→ Work to complete: Word for word, print each line of the listing below; pictures stay out.

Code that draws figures
--*--
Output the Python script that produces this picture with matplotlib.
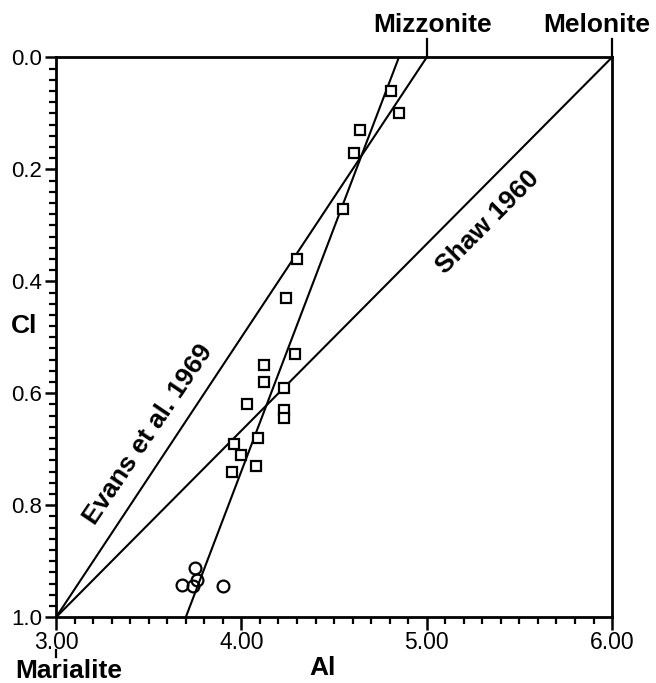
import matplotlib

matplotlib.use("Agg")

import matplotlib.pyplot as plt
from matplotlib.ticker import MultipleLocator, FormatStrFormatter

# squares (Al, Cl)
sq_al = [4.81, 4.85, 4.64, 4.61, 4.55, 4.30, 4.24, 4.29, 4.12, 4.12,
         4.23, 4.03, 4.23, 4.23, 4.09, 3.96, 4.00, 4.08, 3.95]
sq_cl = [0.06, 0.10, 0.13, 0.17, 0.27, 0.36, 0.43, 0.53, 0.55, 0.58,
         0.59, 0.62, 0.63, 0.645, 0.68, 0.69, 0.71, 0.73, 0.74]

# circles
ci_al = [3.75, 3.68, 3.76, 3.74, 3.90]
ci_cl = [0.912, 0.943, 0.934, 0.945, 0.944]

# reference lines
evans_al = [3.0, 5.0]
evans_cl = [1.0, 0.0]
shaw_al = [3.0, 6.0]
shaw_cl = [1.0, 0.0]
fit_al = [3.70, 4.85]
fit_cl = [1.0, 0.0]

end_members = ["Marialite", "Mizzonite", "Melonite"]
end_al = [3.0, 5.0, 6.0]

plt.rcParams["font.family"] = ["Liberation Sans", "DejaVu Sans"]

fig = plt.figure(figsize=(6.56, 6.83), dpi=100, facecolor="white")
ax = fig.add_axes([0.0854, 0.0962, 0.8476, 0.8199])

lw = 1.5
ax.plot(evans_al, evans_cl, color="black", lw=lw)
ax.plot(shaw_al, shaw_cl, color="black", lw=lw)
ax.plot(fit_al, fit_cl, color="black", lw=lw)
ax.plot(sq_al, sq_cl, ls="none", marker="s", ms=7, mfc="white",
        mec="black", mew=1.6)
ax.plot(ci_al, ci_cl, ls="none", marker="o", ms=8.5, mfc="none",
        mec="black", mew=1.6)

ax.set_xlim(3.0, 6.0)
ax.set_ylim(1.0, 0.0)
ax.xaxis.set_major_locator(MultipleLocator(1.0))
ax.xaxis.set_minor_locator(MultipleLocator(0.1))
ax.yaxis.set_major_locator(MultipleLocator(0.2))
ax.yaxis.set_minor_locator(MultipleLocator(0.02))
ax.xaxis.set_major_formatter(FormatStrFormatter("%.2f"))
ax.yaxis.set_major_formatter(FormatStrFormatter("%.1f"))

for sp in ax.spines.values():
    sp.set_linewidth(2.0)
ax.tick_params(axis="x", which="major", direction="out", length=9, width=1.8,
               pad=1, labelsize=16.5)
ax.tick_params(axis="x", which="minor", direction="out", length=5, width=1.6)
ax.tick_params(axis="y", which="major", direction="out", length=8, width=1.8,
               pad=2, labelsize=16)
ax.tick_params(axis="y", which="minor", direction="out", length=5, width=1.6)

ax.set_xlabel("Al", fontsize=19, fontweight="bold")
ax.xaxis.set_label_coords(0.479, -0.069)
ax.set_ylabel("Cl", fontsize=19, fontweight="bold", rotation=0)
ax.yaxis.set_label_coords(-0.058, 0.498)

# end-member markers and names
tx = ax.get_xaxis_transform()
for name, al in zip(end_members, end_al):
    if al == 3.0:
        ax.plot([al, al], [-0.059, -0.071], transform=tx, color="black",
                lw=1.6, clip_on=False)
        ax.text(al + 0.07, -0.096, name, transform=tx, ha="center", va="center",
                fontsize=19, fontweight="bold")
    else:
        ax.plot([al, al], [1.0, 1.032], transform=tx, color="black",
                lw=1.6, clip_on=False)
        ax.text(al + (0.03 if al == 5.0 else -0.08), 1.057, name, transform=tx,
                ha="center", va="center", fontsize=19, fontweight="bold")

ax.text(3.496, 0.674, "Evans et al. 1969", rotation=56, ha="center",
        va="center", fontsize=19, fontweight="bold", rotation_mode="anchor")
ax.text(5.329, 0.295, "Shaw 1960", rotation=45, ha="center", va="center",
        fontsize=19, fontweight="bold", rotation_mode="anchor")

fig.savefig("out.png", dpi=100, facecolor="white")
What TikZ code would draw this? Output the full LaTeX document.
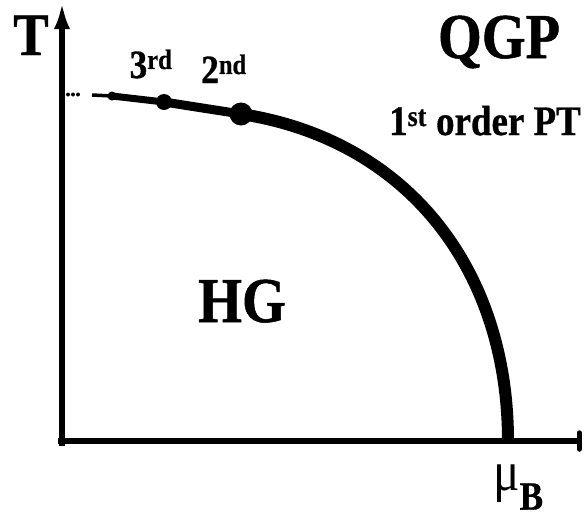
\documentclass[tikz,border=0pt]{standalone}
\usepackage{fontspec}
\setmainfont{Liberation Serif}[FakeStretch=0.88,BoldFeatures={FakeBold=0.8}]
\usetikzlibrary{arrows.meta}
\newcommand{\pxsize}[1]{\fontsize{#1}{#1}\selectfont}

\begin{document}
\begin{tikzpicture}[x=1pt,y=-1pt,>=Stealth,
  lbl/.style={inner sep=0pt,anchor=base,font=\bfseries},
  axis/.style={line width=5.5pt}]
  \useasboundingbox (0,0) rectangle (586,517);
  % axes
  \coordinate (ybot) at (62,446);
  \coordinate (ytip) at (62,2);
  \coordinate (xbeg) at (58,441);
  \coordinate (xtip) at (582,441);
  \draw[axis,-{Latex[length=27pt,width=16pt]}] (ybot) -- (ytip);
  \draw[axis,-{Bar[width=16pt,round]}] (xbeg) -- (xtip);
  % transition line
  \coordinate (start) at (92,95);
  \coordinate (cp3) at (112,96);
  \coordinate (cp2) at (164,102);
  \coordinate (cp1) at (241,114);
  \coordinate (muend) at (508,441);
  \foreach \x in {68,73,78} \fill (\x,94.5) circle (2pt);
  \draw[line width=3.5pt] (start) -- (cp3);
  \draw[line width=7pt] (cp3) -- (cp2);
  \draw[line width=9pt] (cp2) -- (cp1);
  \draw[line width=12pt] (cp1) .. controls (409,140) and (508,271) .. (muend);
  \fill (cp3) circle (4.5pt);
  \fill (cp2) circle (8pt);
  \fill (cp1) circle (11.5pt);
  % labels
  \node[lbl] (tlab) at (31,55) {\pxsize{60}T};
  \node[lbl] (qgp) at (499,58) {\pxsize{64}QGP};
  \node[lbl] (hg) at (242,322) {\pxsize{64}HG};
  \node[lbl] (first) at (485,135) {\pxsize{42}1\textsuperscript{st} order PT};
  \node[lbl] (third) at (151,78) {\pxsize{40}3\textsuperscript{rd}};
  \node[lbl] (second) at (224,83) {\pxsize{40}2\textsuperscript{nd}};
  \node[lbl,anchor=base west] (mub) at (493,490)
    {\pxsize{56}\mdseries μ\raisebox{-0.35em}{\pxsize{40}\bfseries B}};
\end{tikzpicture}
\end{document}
--*--
→ Response:
Output the Python script that produces this picture with matplotlib.
import matplotlib

matplotlib.use("Agg")

import matplotlib.pyplot as plt
from matplotlib.ticker import MultipleLocator, FormatStrFormatter

# squares (Al, Cl)
sq_al = [4.81, 4.85, 4.64, 4.61, 4.55, 4.30, 4.24, 4.29, 4.12, 4.12,
         4.23, 4.03, 4.23, 4.23, 4.09, 3.96, 4.00, 4.08, 3.95]
sq_cl = [0.06, 0.10, 0.13, 0.17, 0.27, 0.36, 0.43, 0.53, 0.55, 0.58,
         0.59, 0.62, 0.63, 0.645, 0.68, 0.69, 0.71, 0.73, 0.74]

# circles
ci_al = [3.75, 3.68, 3.76, 3.74, 3.90]
ci_cl = [0.912, 0.943, 0.934, 0.945, 0.944]

# reference lines
evans_al = [3.0, 5.0]
evans_cl = [1.0, 0.0]
shaw_al = [3.0, 6.0]
shaw_cl = [1.0, 0.0]
fit_al = [3.70, 4.85]
fit_cl = [1.0, 0.0]

end_members = ["Marialite", "Mizzonite", "Melonite"]
end_al = [3.0, 5.0, 6.0]

plt.rcParams["font.family"] = ["Liberation Sans", "DejaVu Sans"]

fig = plt.figure(figsize=(6.56, 6.83), dpi=100, facecolor="white")
ax = fig.add_axes([0.0854, 0.0962, 0.8476, 0.8199])

lw = 1.5
ax.plot(evans_al, evans_cl, color="black", lw=lw)
ax.plot(shaw_al, shaw_cl, color="black", lw=lw)
ax.plot(fit_al, fit_cl, color="black", lw=lw)
ax.plot(sq_al, sq_cl, ls="none", marker="s", ms=7, mfc="white",
        mec="black", mew=1.6)
ax.plot(ci_al, ci_cl, ls="none", marker="o", ms=8.5, mfc="none",
        mec="black", mew=1.6)

ax.set_xlim(3.0, 6.0)
ax.set_ylim(1.0, 0.0)
ax.xaxis.set_major_locator(MultipleLocator(1.0))
ax.xaxis.set_minor_locator(MultipleLocator(0.1))
ax.yaxis.set_major_locator(MultipleLocator(0.2))
ax.yaxis.set_minor_locator(MultipleLocator(0.02))
ax.xaxis.set_major_formatter(FormatStrFormatter("%.2f"))
ax.yaxis.set_major_formatter(FormatStrFormatter("%.1f"))

for sp in ax.spines.values():
    sp.set_linewidth(2.0)
ax.tick_params(axis="x", which="major", direction="out", length=9, width=1.8,
               pad=1, labelsize=16.5)
ax.tick_params(axis="x", which="minor", direction="out", length=5, width=1.6)
ax.tick_params(axis="y", which="major", direction="out", length=8, width=1.8,
               pad=2, labelsize=16)
ax.tick_params(axis="y", which="minor", direction="out", length=5, width=1.6)

ax.set_xlabel("Al", fontsize=19, fontweight="bold")
ax.xaxis.set_label_coords(0.479, -0.069)
ax.set_ylabel("Cl", fontsize=19, fontweight="bold", rotation=0)
ax.yaxis.set_label_coords(-0.058, 0.498)

# end-member markers and names
tx = ax.get_xaxis_transform()
for name, al in zip(end_members, end_al):
    if al == 3.0:
        ax.plot([al, al], [-0.059, -0.071], transform=tx, color="black",
                lw=1.6, clip_on=False)
        ax.text(al + 0.07, -0.096, name, transform=tx, ha="center", va="center",
                fontsize=19, fontweight="bold")
    else:
        ax.plot([al, al], [1.0, 1.032], transform=tx, color="black",
                lw=1.6, clip_on=False)
        ax.text(al + (0.03 if al == 5.0 else -0.08), 1.057, name, transform=tx,
                ha="center", va="center", fontsize=19, fontweight="bold")

ax.text(3.496, 0.674, "Evans et al. 1969", rotation=56, ha="center",
        va="center", fontsize=19, fontweight="bold", rotation_mode="anchor")
ax.text(5.329, 0.295, "Shaw 1960", rotation=45, ha="center", va="center",
        fontsize=19, fontweight="bold", rotation_mode="anchor")

fig.savefig("out.png", dpi=100, facecolor="white")
What TikZ code would draw this? Output the full LaTeX document.
\documentclass[tikz,border=0pt]{standalone}
\usepackage{fontspec}
\setmainfont{Liberation Serif}[FakeStretch=0.88,BoldFeatures={FakeBold=0.8}]
\usetikzlibrary{arrows.meta}
\newcommand{\pxsize}[1]{\fontsize{#1}{#1}\selectfont}

\begin{document}
\begin{tikzpicture}[x=1pt,y=-1pt,>=Stealth,
  lbl/.style={inner sep=0pt,anchor=base,font=\bfseries},
  axis/.style={line width=5.5pt}]
  \useasboundingbox (0,0) rectangle (586,517);
  % axes
  \coordinate (ybot) at (62,446);
  \coordinate (ytip) at (62,2);
  \coordinate (xbeg) at (58,441);
  \coordinate (xtip) at (582,441);
  \draw[axis,-{Latex[length=27pt,width=16pt]}] (ybot) -- (ytip);
  \draw[axis,-{Bar[width=16pt,round]}] (xbeg) -- (xtip);
  % transition line
  \coordinate (start) at (92,95);
  \coordinate (cp3) at (112,96);
  \coordinate (cp2) at (164,102);
  \coordinate (cp1) at (241,114);
  \coordinate (muend) at (508,441);
  \foreach \x in {68,73,78} \fill (\x,94.5) circle (2pt);
  \draw[line width=3.5pt] (start) -- (cp3);
  \draw[line width=7pt] (cp3) -- (cp2);
  \draw[line width=9pt] (cp2) -- (cp1);
  \draw[line width=12pt] (cp1) .. controls (409,140) and (508,271) .. (muend);
  \fill (cp3) circle (4.5pt);
  \fill (cp2) circle (8pt);
  \fill (cp1) circle (11.5pt);
  % labels
  \node[lbl] (tlab) at (31,55) {\pxsize{60}T};
  \node[lbl] (qgp) at (499,58) {\pxsize{64}QGP};
  \node[lbl] (hg) at (242,322) {\pxsize{64}HG};
  \node[lbl] (first) at (485,135) {\pxsize{42}1\textsuperscript{st} order PT};
  \node[lbl] (third) at (151,78) {\pxsize{40}3\textsuperscript{rd}};
  \node[lbl] (second) at (224,83) {\pxsize{40}2\textsuperscript{nd}};
  \node[lbl,anchor=base west] (mub) at (493,490)
    {\pxsize{56}\mdseries μ\raisebox{-0.35em}{\pxsize{40}\bfseries B}};
\end{tikzpicture}
\end{document}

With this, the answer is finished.